Friday, December 23, 2011

The King and I

I was in attendance at the ACC with my father on Monday night to watch the Leafs take on the Kings. He had given me the tickets for my birthday, so I insisted he accompany me. As we walked to Union station after the game, he mentioned that every time we go to see a game together, the Leafs seem to lose, and while this was certainly true of recent times, we had seen our share of victories.

One victory immediately came to mind, and I reminded him of a 10-8 barn-burner we'd witnessed against the Chicago Blackhawks, way back when, in Maple Leaf Gardens. I had to do some research to find out more about the game, and stitched it together with my own youthful memories.

I was two months shy of my 8th birthday on October 15, 1983. It wasn't my first live NHL experience, but certainly my most memorable. Mike Palmateer and Tony Esposito were the starting goalies in what would end up being the final NHL season for both.

The Hawks iced a relatively skilled squad, led by Denis Savard. He was accompanied by Darryl Sutter, Doug Wilson, Bob Murray, brothers Steve and Jeff Larmer, and future Leaf Al Secord.

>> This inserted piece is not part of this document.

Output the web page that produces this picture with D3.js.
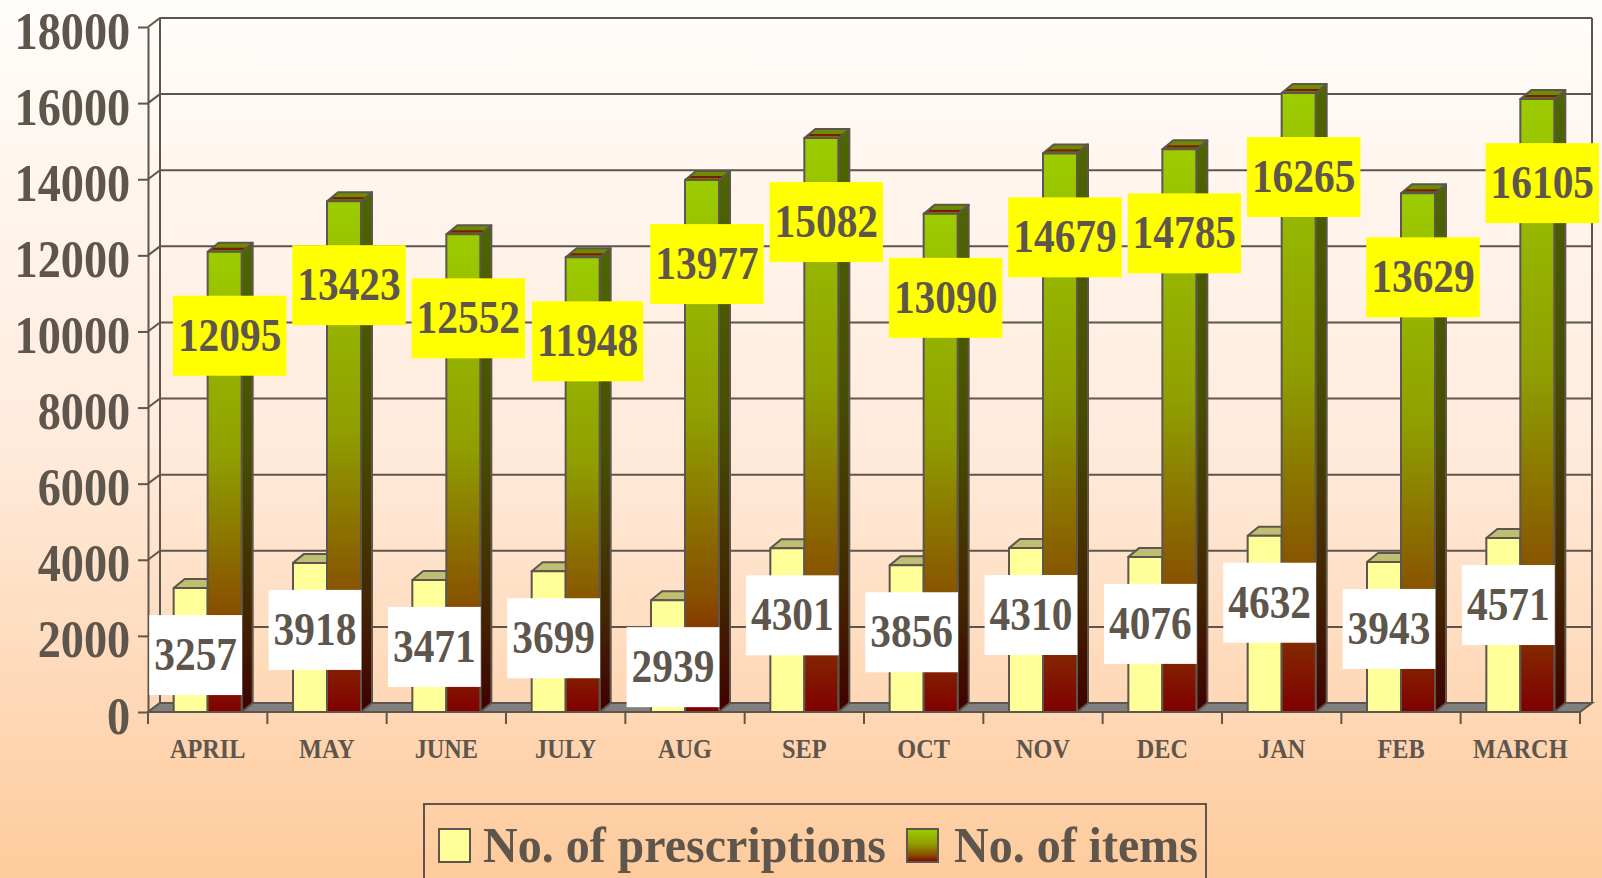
<!DOCTYPE html>
<html>
<head>
<style>
body{
    margin: 0;
    overflow: hidden;
}
text{
    font-family: "Times New Roman", "Liberation Serif", serif;
    font-weight: bold;
    fill: #5e564c;
}
</style>
</head>
<body>
<svg id="chart"></svg>

<script src="https://cdn.jsdelivr.net/npm/d3@7/dist/d3.min.js"></script>
<script>
var months = ['APRIL', 'MAY', 'JUNE', 'JULY', 'AUG', 'SEP', 'OCT', 'NOV', 'DEC', 'JAN', 'FEB', 'MARCH'];
var prescriptions = [3257, 3918, 3471, 3699, 2939, 4301, 3856, 4310, 4076, 4632, 3943, 4571];
var items = [12095, 13423, 12552, 11948, 13977, 15082, 13090, 14679, 14785, 16265, 13629, 16105];
var yTicks = [0, 2000, 4000, 6000, 8000, 10000, 12000, 14000, 16000, 18000];
var seriesNames = ['No. of prescriptions', 'No. of items'];

var width = 1602;
var height = 878;
var ink = '#5e564c';
var dx = 12, dy = 9;       // 3d depth of the walls
var bdx = 11, bdy = 9;     // depth of the bars

var svg = d3.select('#chart')
    .attr('width', width)
    .attr('height', height);

var defs = svg.append('defs');

function gradient(id, stops) {
    var g = defs.append('linearGradient').attr('id', id)
        .attr('x1', 0).attr('y1', 0).attr('x2', 0).attr('y2', 1);
    stops.forEach(function (s) {
        g.append('stop').attr('offset', s[0]).attr('stop-color', s[1]);
    });
}
gradient('bg', [[0, '#fffdfb'], [0.5, '#ffebdc'], [1, '#fecb9c']]);
gradient('itemFront', [[0, '#9ccc00'], [0.45, '#8f9e00'], [0.78, '#885000'], [1, '#800000']]);
gradient('itemSide', [[0, '#4d6600'], [0.45, '#474e00'], [0.78, '#432700'], [1, '#400000']]);
gradient('itemTop', [[0, '#6f8c00'], [0.5, '#6f8c00'], [0.6, '#7a1e00'], [0.75, '#7a1e00'], [0.85, '#6f8c00'], [1, '#6f8c00']]);

svg.append('rect')
    .attr('width', width)
    .attr('height', height)
    .attr('fill', 'url(#bg)');

var x = d3.scaleBand().domain(months).range([148, 1580]);
var sub = d3.scaleBand().domain(seriesNames).range([0, x.bandwidth()]).paddingOuter(0.755);
var y = d3.scaleLinear().domain([0, 18000]).range([712, 27]);

var x0 = x.range()[0], x1 = x.range()[1];

// walls
var walls = svg.append('g')
    .attr('stroke', ink)
    .attr('stroke-width', 2)
    .attr('fill', 'none');

walls.selectAll('.grid').data(yTicks)
    .enter().append('path')
    .attr('class', 'grid')
    .attr('d', function (d) {
        return 'M' + x0 + ',' + y(d) + 'L' + (x0 + dx) + ',' + (y(d) - dy) + 'H' + (x1 + dx);
    });

walls.append('path')
    .attr('d', 'M' + (x0 + dx) + ',' + (y(0) - dy) + 'V' + (y(18000) - dy) +
        'M' + (x1 + dx) + ',' + (y(0) - dy) + 'V' + (y(18000) - dy));

// floor
svg.append('path')
    .attr('d', 'M' + x0 + ',' + y(0) + 'L' + x1 + ',' + y(0) + 'L' + (x1 + dx) + ',' + (y(0) - dy) +
        'L' + (x0 + dx) + ',' + (y(0) - dy) + 'Z')
    .attr('fill', '#808080')
    .attr('stroke', ink)
    .attr('stroke-width', 2);

// bars
function drawBars(values, key, front, top, side) {
    var g = svg.append('g')
        .attr('stroke', ink)
        .attr('stroke-width', 2)
        .attr('stroke-linejoin', 'round');
    var bars = g.selectAll('.bar').data(values)
        .enter().append('g')
        .attr('class', 'bar');
    var bx = function (d, i) { return x(months[i]) + sub(key); };
    var w = sub.bandwidth();

    bars.append('path')
        .attr('fill', side)
        .attr('d', function (d, i) {
            var l = bx(d, i) + w;
            return 'M' + l + ',' + y(d) + 'L' + (l + bdx) + ',' + (y(d) - bdy) +
                'L' + (l + bdx) + ',' + (y(0) - bdy) + 'L' + l + ',' + y(0) + 'Z';
        });
    bars.append('path')
        .attr('fill', top)
        .attr('d', function (d, i) {
            var l = bx(d, i);
            return 'M' + l + ',' + y(d) + 'L' + (l + bdx) + ',' + (y(d) - bdy) +
                'L' + (l + w + bdx) + ',' + (y(d) - bdy) + 'L' + (l + w) + ',' + y(d) + 'Z';
        });
    bars.append('rect')
        .attr('fill', front)
        .attr('x', bx)
        .attr('y', function (d) { return y(d); })
        .attr('width', w)
        .attr('height', function (d) { return y(0) - y(d); });
}

drawBars(prescriptions, seriesNames[0], '#ffff99', '#bfbf73', '#bfbf73');
drawBars(items, seriesNames[1], 'url(#itemFront)', 'url(#itemTop)', 'url(#itemSide)');

// y axis
var yAxis = svg.append('g')
    .attr('transform', 'translate(' + x0 + ',0)')
    .call(d3.axisLeft(y).tickValues(yTicks).tickSize(10).tickSizeOuter(0).tickFormat(d3.format('d')));
yAxis.select('.domain').attr('stroke', ink).attr('stroke-width', 2);
yAxis.selectAll('.tick line').attr('stroke', ink).attr('stroke-width', 2);
yAxis.selectAll('.tick text')
    .attr('fill', ink)
    .attr('font-size', 52)
    .attr('font-family', null)
    .attr('x', -20)
    .attr('y', 21)
    .attr('dy', null)
    .attr('transform', 'scale(0.89,1)');

// x axis
var xAxis = svg.append('g')
    .attr('transform', 'translate(0,' + y(0) + ')');
xAxis.append('path')
    .attr('d', 'M' + x0 + ',0H' + x1)
    .attr('stroke', ink)
    .attr('stroke-width', 2);
xAxis.selectAll('.xtick').data(months.concat(['end']))
    .enter().append('line')
    .attr('class', 'xtick')
    .attr('x1', function (d) { return d === 'end' ? x1 : x(d); })
    .attr('x2', function (d) { return d === 'end' ? x1 : x(d); })
    .attr('y1', 0)
    .attr('y2', 12)
    .attr('stroke', ink)
    .attr('stroke-width', 2);
xAxis.selectAll('.xlabel').data(months)
    .enter().append('text')
    .attr('class', 'xlabel')
    .attr('transform', function (d) {
        return 'translate(' + (x(d) + x.bandwidth() / 2) + ',46) scale(0.9,1)';
    })
    .attr('text-anchor', 'middle')
    .attr('font-size', 27)
    .text(function (d) { return d; });

// value labels
function drawLabels(values, key, fill, offset) {
    var g = svg.append('g');
    var lab = g.selectAll('.lab').data(values)
        .enter().append('g')
        .attr('class', 'lab')
        .attr('transform', function (d, i) {
            var cx = x(months[i]) + sub(key) + sub.bandwidth() / 2 + 5;
            return 'translate(' + cx + ',' + (y(d) + offset) + ')';
        });
    var rects = lab.append('rect').attr('fill', fill);
    var texts = lab.append('text')
        .attr('text-anchor', 'middle')
        .attr('font-size', 46)
        .attr('y', 15)
        .attr('transform', 'scale(0.9,1)')
        .text(function (d) { return d; });
    texts.each(function (d, i) {
        var w = this.getComputedTextLength() * 0.9 + 10;
        d3.select(rects.nodes()[i])
            .attr('x', -w / 2)
            .attr('y', -40)
            .attr('width', w)
            .attr('height', 80);
    });
}
drawLabels(prescriptions, seriesNames[0], '#ffffff', 67);
drawLabels(items, seriesNames[1], '#ffff00', 84);

// legend
var legend = svg.append('g');
legend.append('rect')
    .attr('x', 424)
    .attr('y', 804)
    .attr('width', 782)
    .attr('height', 100)
    .attr('fill', 'none')
    .attr('stroke', ink)
    .attr('stroke-width', 2);

var legendItems = [
    {name: seriesNames[0], fill: '#ffff99', sx: 439, tx: 483},
    {name: seriesNames[1], fill: 'url(#itemFront)', sx: 907, tx: 954}
];
legendItems.forEach(function (d) {
    legend.append('rect')
        .attr('x', d.sx)
        .attr('y', 829)
        .attr('width', 31)
        .attr('height', 33)
        .attr('fill', d.fill)
        .attr('stroke', ink)
        .attr('stroke-width', 2);
    legend.append('text')
        .attr('transform', 'translate(' + d.tx + ',862) scale(0.96,1)')
        .attr('font-size', 50)
        .text(d.name);
});
</script>
</body>
</html>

The Leafs countered with Captain Rick Vaive, in the third consecutive and final 50+ goal season of his career. Joining Vaive were linemates Bill Derlago and Dan Daoust, Borje Salming, John Anderson, Jim Korn, Walt Poddubny, Bob McGill and Garys Leeman and Nylund.

This game is notable historically, as it set records for fastest 3, 4 and 5 goals by two teams which still stand, during an 84 second span in the second period. Goals by Gaston Gingras and John Anderson served as bookends for a trio of Blackhawk scores, by Savard, Steve Larmer, and Savard again, completing his hat-trick.

Noted pugilist Al Secord likely left an impression on Harold Ballard that evening, taking on Bill Stewart and Jim Korn in separate bouts. John Anderson and Miroslav Frycer put two apiece past the ageing Esposito, securing the victory. In all, 6 Hawks and 8 Leafs registered goals that evening, including Vaive's 5th in 5 games.

That season saw the demise of Palmateer, the dawning of the brief Bester era, and the emergence of rookies Ken Wregget and Russ Courtnall. It's sincerely amazing how thoroughly Ballard and GM Gerry McNamara ruined that team with absolutely terrible roster management.

My father and I reminisced about the game; the shoddy defensive play, the lousy goaltending, the ever-present sense that a bench-clearing brawl was imminent. We sat behind the visitor's goal, up in the blues, and we barely sat due to the rapid-fire scoring. My father recalled smacking his knees off the railings incessantly.

He took me to my first game, at MLG, and has been with me at the majority of the games I have been at since. In fact, since I never played the game on ice, I was made keenly aware on that evening that my love of the game came from those visits to the Gardens, from watching him yell at the TV screen and from watching him play goal for his men's league teams. That passion for the sport led me into officiating and, eventually, into blogging.

Watching Reimer that evening brought out the keeper in my father, long lost to a very badly broken leg many years ago. He picked apart Reimer's ability to handle the puck, and became livid as he completely lost the puck behind the net, unable to find it for an eternity in goalie time. Reimer did eventually acquit himself, and by the end of the game we agreed that he was the reason we had gotten the undeserved charity point.

The Leafs were hemmed in their own end for much of the game by the Kings, and failed to convert on many quality scoring chances. They also performed poorly in the shootout, Kessel being the only one to put a breakaway shot on goal. Still, it was hard not to come away from the game feeling like a winner.